Por lo tanto, no se trataba de una cuestión de escoger. Las compañías petroleras estaban en la obligación legal de refinar el petróleo del Estado cubano por una legislación firmada hacía 22 años atrás. La posición del Gobierno Revolucionario fue determinante: las compañías debían refinar el petróleo, y esta decisión no era negociable. Fidel reafirmó que si esas compañías pensaban que Cuba iba a vacilar, sufrirían las consecuencias de su lamentable equivocación.

Cuatro días después, a las 7:10 de la noche del 28 de junio, el Gobierno Revolucionario dictó la Resolución No. 188, firmada por el Primer Ministro, Fidel Castro Ruz, ese transcendental documento, luego de sus cinco POR CUANTO, resuelve:

Primero.—Disponer que el Instituto Cubano de Petróleo (ICP) sitúe las cantidades de petróleo crudo necesarias para garantizar el funcionamiento de la planta refinación de The Texas Company. (West Indies) Ltd. y que ésta cumpla con los abastecimientos de combustibles que le corresponden.

Segundo.—Que en caso de negativa de la mencionada empresa, a cumplir y acatar las Leyes de nuestro País y las disposiciones que al amparo de ellas emanaron del Gobierno Revolucionario del pueblo de Cuba, el Instituto Cubano del Petróleo (ICP) procederá a intervenir dicha empresa adoptando las medidas necesarias a fin de mantener en producción la refinería y el cumplimiento ineludible de las Leyes de la República.

En la mañana del 29 de junio las refinerías de la Texaco, en Santiago de Cuba y La Habana, comenzaron a procesar el petróleo del Estado cubano, tras ser asumida la dirección de esta empresa por funcionarios del Instituto Cubano del Petróleo.

La noticia de que el ICP había intervenido las refinerías de la Texaco, causó gran júbilo entre los trabajadores, quienes de inmediato organizaron actos de apoyo al Gobierno Revolucionario.

Al día siguiente, dos nuevas resoluciones, la No. 189 y 190, ambas del 30 de junio, con igual contenido que la No.188 del 28 de junio, son firmadas por el Primer Ministro, Fidel Castro Ruz.
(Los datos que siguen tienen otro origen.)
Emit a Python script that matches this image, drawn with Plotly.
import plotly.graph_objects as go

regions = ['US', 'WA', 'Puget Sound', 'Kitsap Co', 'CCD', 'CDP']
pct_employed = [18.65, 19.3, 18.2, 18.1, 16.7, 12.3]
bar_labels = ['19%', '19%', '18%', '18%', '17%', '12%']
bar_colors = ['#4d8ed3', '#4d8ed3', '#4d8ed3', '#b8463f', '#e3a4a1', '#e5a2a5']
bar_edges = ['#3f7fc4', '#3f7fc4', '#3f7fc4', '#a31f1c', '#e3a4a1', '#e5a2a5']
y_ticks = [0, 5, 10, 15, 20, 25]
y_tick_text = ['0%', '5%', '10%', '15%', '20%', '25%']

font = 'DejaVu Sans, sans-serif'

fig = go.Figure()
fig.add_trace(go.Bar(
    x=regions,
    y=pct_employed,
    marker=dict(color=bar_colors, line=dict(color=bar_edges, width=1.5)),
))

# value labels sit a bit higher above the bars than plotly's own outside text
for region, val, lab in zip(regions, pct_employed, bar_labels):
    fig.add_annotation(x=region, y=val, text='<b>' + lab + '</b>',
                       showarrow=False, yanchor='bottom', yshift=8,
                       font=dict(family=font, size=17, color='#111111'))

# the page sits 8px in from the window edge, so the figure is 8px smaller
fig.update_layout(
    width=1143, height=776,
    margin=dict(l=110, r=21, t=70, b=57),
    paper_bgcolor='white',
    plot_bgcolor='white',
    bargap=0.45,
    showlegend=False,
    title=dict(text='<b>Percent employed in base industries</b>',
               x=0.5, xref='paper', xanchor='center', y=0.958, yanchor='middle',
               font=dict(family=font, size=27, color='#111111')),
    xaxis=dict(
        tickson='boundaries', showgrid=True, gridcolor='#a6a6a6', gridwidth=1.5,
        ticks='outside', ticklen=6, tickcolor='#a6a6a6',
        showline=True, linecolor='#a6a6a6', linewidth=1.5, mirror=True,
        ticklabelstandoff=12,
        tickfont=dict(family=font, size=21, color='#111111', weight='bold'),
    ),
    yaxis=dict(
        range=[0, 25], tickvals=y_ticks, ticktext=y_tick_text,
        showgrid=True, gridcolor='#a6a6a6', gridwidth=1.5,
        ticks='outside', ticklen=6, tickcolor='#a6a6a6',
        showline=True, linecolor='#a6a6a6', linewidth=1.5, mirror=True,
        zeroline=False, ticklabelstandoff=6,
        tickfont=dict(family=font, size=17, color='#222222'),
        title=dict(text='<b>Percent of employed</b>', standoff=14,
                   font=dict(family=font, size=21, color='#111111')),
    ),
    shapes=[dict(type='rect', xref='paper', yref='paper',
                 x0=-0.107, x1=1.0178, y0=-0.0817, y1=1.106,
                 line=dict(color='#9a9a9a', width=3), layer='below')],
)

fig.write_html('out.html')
En este caso, la primera para intervenir la Compañía Petrolera Shell de Cuba, S. A., y la segunda con el mismo objetivo a la Esso Standard Oil S. A., si se negaran a cumplir y acatar las leyes cubanas de refinar el petróleo adquirido por el país.

En una acción conjunta, en la mañana del primero de julio, fueron intervenidas las refinerías de las compañías petroleras extranjeras Esso y Shell por incumplir la Ley de Minerales Combustibles, al negarse a refinar el petróleo adquirido por el Estado cubano. Se reafirmaba así la soberanía política y la independencia económica de nuestra Patria en su afán de un destino mejor.

Las tres resoluciones se interpusieron ante la primera zancadilla económica. “Ellos —dijo Fidel— se quedaron sin refinerías y nosotros no nos quedamos sin petróleo”.